Décisions récentes : délais de révision et analyse de capacité de travail

La notification d’une décision : point de départ du délai de contestation

Le travailleur est victime d’une lésion professionnelle en août 2021. En mai 2022, la CNÉSST rend une décision où elle refuse de reconnaitre la relation entre un nouveau diagnostic et sa lésion professionnelle, alors qu’en février 2023, elle se prononce sur sa capacité de travail. Le travailleur demande la révision de ces deux décisions, mais seulement en mai 2023. Compte tenu que ces demandes sont déposées à l’extérieur du délai de 30 jours, la CNÉSST les déclare irrecevables. Le travailleur conteste ces deux décisions au Tribunal administratif du travail.

Pour le Tribunal, la décision de mai 2022 n’est pas déposée hors délai. Selon lui, la loi prévoit qu’un travailleur dispose d’un délai de 30 jours pour déposer sa contestation dont le point de départ est la notification de la décision et non la date à laquelle elle est rendue, deux concepts bien différents. Ainsi, l’envoi de la décision, et a fortiori le simple fait qu’elle soit rendue, ne peut permettre de présumer qu’elle a été notifiée au travailleur en l’absence d’une preuve contraire.

Le travailleur ayant mandaté des représentants pour l’aider avec son dossier, c’est seulement à la suite de la réception du dossier de la CNÉSST, en mai 2023, qu’ils prennent connaissance de la décision et qu’elle peut être considérée comme notifiée au travailleur. L’ayant aussitôt contestée à l’intérieur du délai de 30 jours, le Tribunal considère sa contestation recevable.

Le Tribunal est également d’avis que le retard à contester la décision de février 2023 est plutôt dû à des imbroglios administratifs qu’à la négligence du travailleur qui, au contraire, rencontre ses représentants dans les 30 jours suivant la décision de la Commission.

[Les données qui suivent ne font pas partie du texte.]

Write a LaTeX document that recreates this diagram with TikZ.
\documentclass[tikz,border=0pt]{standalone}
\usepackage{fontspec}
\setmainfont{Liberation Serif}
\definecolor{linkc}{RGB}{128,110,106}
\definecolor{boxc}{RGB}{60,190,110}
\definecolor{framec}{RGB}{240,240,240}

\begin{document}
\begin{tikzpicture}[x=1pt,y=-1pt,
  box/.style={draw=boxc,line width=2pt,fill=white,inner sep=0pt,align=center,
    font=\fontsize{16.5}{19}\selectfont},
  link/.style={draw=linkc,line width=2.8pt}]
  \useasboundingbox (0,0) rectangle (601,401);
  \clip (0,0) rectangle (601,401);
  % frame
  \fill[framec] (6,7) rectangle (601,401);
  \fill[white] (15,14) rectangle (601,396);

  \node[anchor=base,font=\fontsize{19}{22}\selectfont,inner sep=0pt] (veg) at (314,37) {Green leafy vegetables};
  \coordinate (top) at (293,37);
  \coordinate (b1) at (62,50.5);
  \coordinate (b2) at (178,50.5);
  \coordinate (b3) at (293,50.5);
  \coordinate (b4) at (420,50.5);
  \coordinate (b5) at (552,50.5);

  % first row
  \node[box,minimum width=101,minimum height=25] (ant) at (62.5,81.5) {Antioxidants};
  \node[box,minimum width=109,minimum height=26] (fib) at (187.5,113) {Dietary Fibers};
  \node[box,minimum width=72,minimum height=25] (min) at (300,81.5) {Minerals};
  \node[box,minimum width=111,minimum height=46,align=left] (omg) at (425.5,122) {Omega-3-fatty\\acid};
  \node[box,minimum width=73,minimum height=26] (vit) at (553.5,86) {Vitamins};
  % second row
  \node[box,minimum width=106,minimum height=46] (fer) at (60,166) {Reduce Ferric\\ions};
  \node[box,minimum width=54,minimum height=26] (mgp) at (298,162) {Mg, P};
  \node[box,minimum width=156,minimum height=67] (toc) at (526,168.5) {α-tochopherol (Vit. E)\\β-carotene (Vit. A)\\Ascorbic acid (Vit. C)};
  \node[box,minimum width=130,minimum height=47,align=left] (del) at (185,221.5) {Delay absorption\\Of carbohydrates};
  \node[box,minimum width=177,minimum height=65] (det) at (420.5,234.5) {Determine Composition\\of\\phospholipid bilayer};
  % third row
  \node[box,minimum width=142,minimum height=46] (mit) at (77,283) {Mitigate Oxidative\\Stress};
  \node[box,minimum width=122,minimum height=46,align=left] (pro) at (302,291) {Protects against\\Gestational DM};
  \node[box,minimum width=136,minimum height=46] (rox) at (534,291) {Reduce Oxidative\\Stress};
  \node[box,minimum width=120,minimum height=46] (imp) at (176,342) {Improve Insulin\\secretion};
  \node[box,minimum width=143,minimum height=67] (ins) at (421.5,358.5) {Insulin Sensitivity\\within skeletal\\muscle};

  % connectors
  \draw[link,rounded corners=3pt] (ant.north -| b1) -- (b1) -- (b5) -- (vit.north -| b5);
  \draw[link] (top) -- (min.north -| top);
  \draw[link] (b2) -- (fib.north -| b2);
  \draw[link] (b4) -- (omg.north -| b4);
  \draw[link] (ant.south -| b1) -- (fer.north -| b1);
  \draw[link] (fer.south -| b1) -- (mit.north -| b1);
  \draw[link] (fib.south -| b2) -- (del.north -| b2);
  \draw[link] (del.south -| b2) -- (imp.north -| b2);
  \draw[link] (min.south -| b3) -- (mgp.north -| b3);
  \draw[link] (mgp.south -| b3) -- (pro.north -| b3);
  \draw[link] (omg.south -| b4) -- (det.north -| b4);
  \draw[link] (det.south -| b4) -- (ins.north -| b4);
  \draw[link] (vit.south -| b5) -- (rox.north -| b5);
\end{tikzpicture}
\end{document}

Ces derniers ayant tardé à traiter les documents reçus et constaté l’existence de la décision qu’au moment de la réception du dossier de la CNÉSST, trois mois plus tard, le travailleur possède donc un motif raisonnable pour justifier le retard.

Étant donné la vocation sociale de la loi, qui doit être interprétée de façon à préserver les droits des justiciables, le Tribunal est d’avis que la preuve démontre que le travailleur a agi avec diligence pour défendre ses droits.

Tardif et Récupération 2000 inc., 2024 QCTAT 2864.

La capacité de travail évaluée en fonction de « son emploi »

La travailleuse, préposée à l’entretien ménager, subit une lésion professionnelle en septembre 2021, une tendinopathie de la coiffe des rotateurs et un torticolis. Malgré ses limitations fonctionnelles, la CNÉSST considère la travailleuse capable d’exercer son emploi prélésionnel. Devant le Tribunal, la travailleuse prétend que non seulement ses limitations l’empêchent de refaire son emploi, mais que l’analyse de sa capacité de travail doit être effectuée non pas en fonction de son emploi exercé en 2021, lors de la pandémie de Covid-19, mais plutôt au moment où la CNÉSST se prononce sur sa capacité en 2023.

Le Tribunal est d’avis qu’il doit considérer l’emploi de la travailleuse au moment où s’est manifesté sa lésion professionnelle, mais que cette conclusion ne doit pas l’empêcher de tenir compte du contexte de l’emploi de la travailleuse en 2023.

Depuis le 6 octobre 2022, la définition de « son emploi », maintenant prévue à la loi, indique qu’il s’agit de l’emploi qu’occupe un travailleur au moment de sa lésion professionnelle. Le Tribunal doit donc considérer l’emploi de préposée à l’entretien ménager occupé en 2021 pour déterminer si la travailleur peut exercer son emploi.

Toutefois, la majorité des employés étant en télétravail durant la pandémie, les aires de travail, de repas et salles de toilettes requièrent moins d’entretien qu’en 2023, où les deux tiers des employés sont de retour en présentiel. À ce moment, le travail de préposée à l’entretien ménager devient donc beaucoup plus près de la normalité qu’au moment de la pandémie.

Pour le Tribunal, les modifications apportées en milieu de travail, entre le jour de la lésion et celui où un travailleur redevient capable d’exercer son emploi, doivent être prises en considération, et ce, tel que l’enseigne la jurisprudence antérieure à la modification législative. Ce raisonnement permet donc de ne pas pénaliser un travailleur en raison d’une situation qui survient de façon exceptionnelle. Après analyse des limitations fonctionnelles et des tâches relevant de l’emploi de préposée à l’entretien ménager, le Tribunal conclut ainsi que la travailleuse n’est plus en mesure d’exercer son emploi.

Ladouceur et Service d’entretien LP enrg., 2024 QCTAT 3615.